Сама я люблю этот роман больше всех других – так люблю, что переводила его для друзей в те самые годы, когда наша жизнь была такой, как в нем, только хуже (1980–1983). И тогда, и теперь, после крушения ГНИИЛИ, часто думаешь о том, что Льюис – истинный провидец. Как он угадал одну из тех страшных баб, из-за которых мы столько мучились! Как изобразил идеал мира сего, человека «без дураков», лорда Феверстона! Как (тут даже страшно писать) передал то, чего, дай бог, не бывает, – полную замену души бесовской силой! Словом, я очень люблю эту книгу и часто пытаюсь убедить, что написана она блестяще. Надеюсь, даже те, кто с этим не согласен, подсознательно оттаивают, попадая в маленький мир Сэнт-Энн (Святой Анны).

Оттаивают – но редко признаются в этом себе или другим. Слащавостью, фальшью, служением двум господам мы, называющие себя христианами, так оттолкнули людей, что многие кинулись сперва к «горькой правде», а там – и к полной неправде, только бы она была горькой. Отвечая на вопросы в одном солидном журнале, поголовно все признались в любви только к тем писателям, от которых человеку становится намного хуже или становится хуже сам человек. Христианская словесность – Дороти Сэйерс, Льюис, Уильямс, Честертон – идет по разряду легкой, фантастической, детской. Последнее слово не случайно. В мир, где царствует Бог, нельзя войти, если не станешь доверчивым и беспомощным, как хороший ребенок. Романы, которые писал Льюис, годятся только для такого царства.
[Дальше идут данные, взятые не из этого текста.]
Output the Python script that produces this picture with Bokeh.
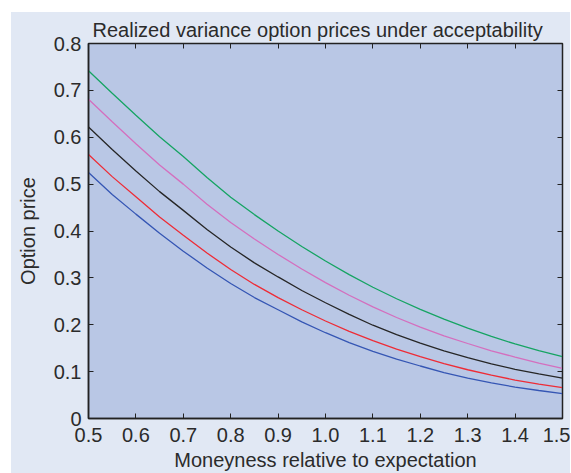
from bokeh.plotting import figure
from bokeh.models import LinearAxis, FixedTicker, Range1d, CustomJSTickFormatter
from bokeh.embed import file_html
from bokeh.resources import INLINE

moneyness = [0.5, 0.55, 0.6, 0.65, 0.7, 0.75, 0.8, 0.85, 0.9, 0.95, 1.0,
             1.05, 1.1, 1.15, 1.2, 1.25, 1.3, 1.35, 1.4, 1.45, 1.5]
green = [0.742, 0.694, 0.647, 0.601, 0.559, 0.514, 0.472, 0.435, 0.400, 0.367, 0.336,
         0.307, 0.280, 0.2555, 0.233, 0.212, 0.193, 0.175, 0.159, 0.145, 0.132]
magenta = [0.681, 0.633, 0.586, 0.541, 0.500, 0.457, 0.418, 0.383, 0.350, 0.319, 0.290,
           0.263, 0.238, 0.2155, 0.195, 0.1765, 0.160, 0.1445, 0.131, 0.118, 0.107]
black = [0.622, 0.574, 0.528, 0.484, 0.444, 0.403, 0.366, 0.332, 0.302, 0.273, 0.247,
         0.222, 0.199, 0.179, 0.161, 0.1445, 0.130, 0.1165, 0.105, 0.095, 0.086]
red = [0.563, 0.516, 0.473, 0.430, 0.391, 0.353, 0.318, 0.286, 0.258, 0.232, 0.208,
       0.186, 0.166, 0.148, 0.132, 0.117, 0.104, 0.0925, 0.082, 0.0735, 0.066]
blue = [0.525, 0.478, 0.436, 0.395, 0.357, 0.321, 0.288, 0.258, 0.232, 0.206, 0.183,
        0.162, 0.143, 0.1265, 0.112, 0.098, 0.086, 0.076, 0.067, 0.0597, 0.053]

x_ticks = [0.5, 0.6, 0.7, 0.8, 0.9, 1.0, 1.1, 1.2, 1.3, 1.4, 1.5]
x_tick_labels = ["0.5", "0.6", "0.7", "0.8", "0.9", "1.0", "1.1", "1.2", "1.3", "1.4", "1.5"]
y_ticks = [0, 0.1, 0.2, 0.3, 0.4, 0.5, 0.6, 0.7, 0.8]
y_tick_labels = ["0", "0.1", "0.2", "0.3", "0.4", "0.5", "0.6", "0.7", "0.8"]

FONT = "Liberation Sans"
TXT = "#2b2b2b"
AX = "#222222"
OUTER = "#e1e8f4"

p = figure(width=559, height=461, output_backend="svg", toolbar_location=None,
           x_range=Range1d(0.5, 1.5), y_range=Range1d(0, 0.8),
           min_border_left=77, min_border_right=8, min_border_top=31, min_border_bottom=55,
           background_fill_color="#b9c7e5", border_fill_color=OUTER)
p.margin = (12, 0, 0, 11)
p.styles = {"background-color": OUTER}
p.grid.visible = False
p.outline_line_color = AX
p.outline_line_width = 1.5

p.title.text = "Realized variance option prices under acceptability"
p.title.text_font = FONT
p.title.text_font_size = "20px"
p.title.text_font_style = "normal"
p.title.text_color = TXT
p.title.offset = 4
p.title.standoff = 5

for ax in (p.xaxis[0], p.yaxis[0]):
    ax.major_label_text_font = FONT
    ax.major_label_text_font_size = "20px"
    ax.major_label_text_color = TXT
    ax.axis_label_text_font = FONT
    ax.axis_label_text_font_size = "20px"
    ax.axis_label_text_font_style = "normal"
    ax.axis_label_text_color = TXT
    ax.major_tick_in = 5
    ax.major_tick_out = 0
    ax.minor_tick_line_color = None
    ax.axis_line_color = AX
    ax.axis_line_width = 1.5
    ax.major_tick_line_color = AX

p.xaxis[0].ticker = FixedTicker(ticks=x_ticks)
p.xaxis[0].major_label_overrides = dict(zip(x_ticks, x_tick_labels))
p.xaxis[0].axis_label = "Moneyness relative to expectation"
p.xaxis[0].major_label_standoff = 9
p.xaxis[0].axis_label_standoff = 4
p.yaxis[0].ticker = FixedTicker(ticks=y_ticks)
p.yaxis[0].major_label_overrides = dict(zip(y_ticks, y_tick_labels))
p.yaxis[0].axis_label = "Option price"
p.yaxis[0].major_label_standoff = 7
p.yaxis[0].axis_label_standoff = 12

blank = CustomJSTickFormatter(code="return ''")
top = LinearAxis(ticker=FixedTicker(ticks=x_ticks), formatter=blank,
                 major_tick_in=5, major_tick_out=0, minor_tick_line_color=None,
                 axis_line_color=AX, major_tick_line_color=AX, major_label_standoff=0)
right = LinearAxis(ticker=FixedTicker(ticks=y_ticks), formatter=blank,
                   major_tick_in=5, major_tick_out=0, minor_tick_line_color=None,
                   axis_line_color=AX, major_tick_line_color=AX, major_label_standoff=0)
p.add_layout(top, "above")
p.add_layout(right, "right")

for ys, c in ((green, "#16a463"), (magenta, "#d46fbe"), (black, "#262626"),
              (red, "#ee2c36"), (blue, "#3556b4")):
    p.line(moneyness, ys, line_color=c, line_width=1.3)

open("out.html", "w").write(file_html(p, INLINE))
При всей своей любви и к этой трилогии, и вообще к Льюису, я понимаю тех, кому кажется, что романам иногда недостает милости. Можно ответить, что это – аллегории; но что ни говори, некоторые сцены могут вызвать почти инстинктивный протест, такую судорогу нравственного чувства. Я думаю, дело в том, что Льюис попытался персонифицировать зло, описать «нелюдей». На этом пути подстерегает что-то вроде дуализма, хотя бы – то, что именуют «онтологизацией зла». Сейчас и здесь мы очень к этому склонны, нам только дай выделить и счесть «нелюдьми» тех, с кем мы не согласны; то, что сравнительно безвредно в среде деликатных и великодушных существ, становится исключительно опасным. Льюис сам разберется (или разобрался) с Богом, имел ли он право на такую жесткость; мы этого права не имеем.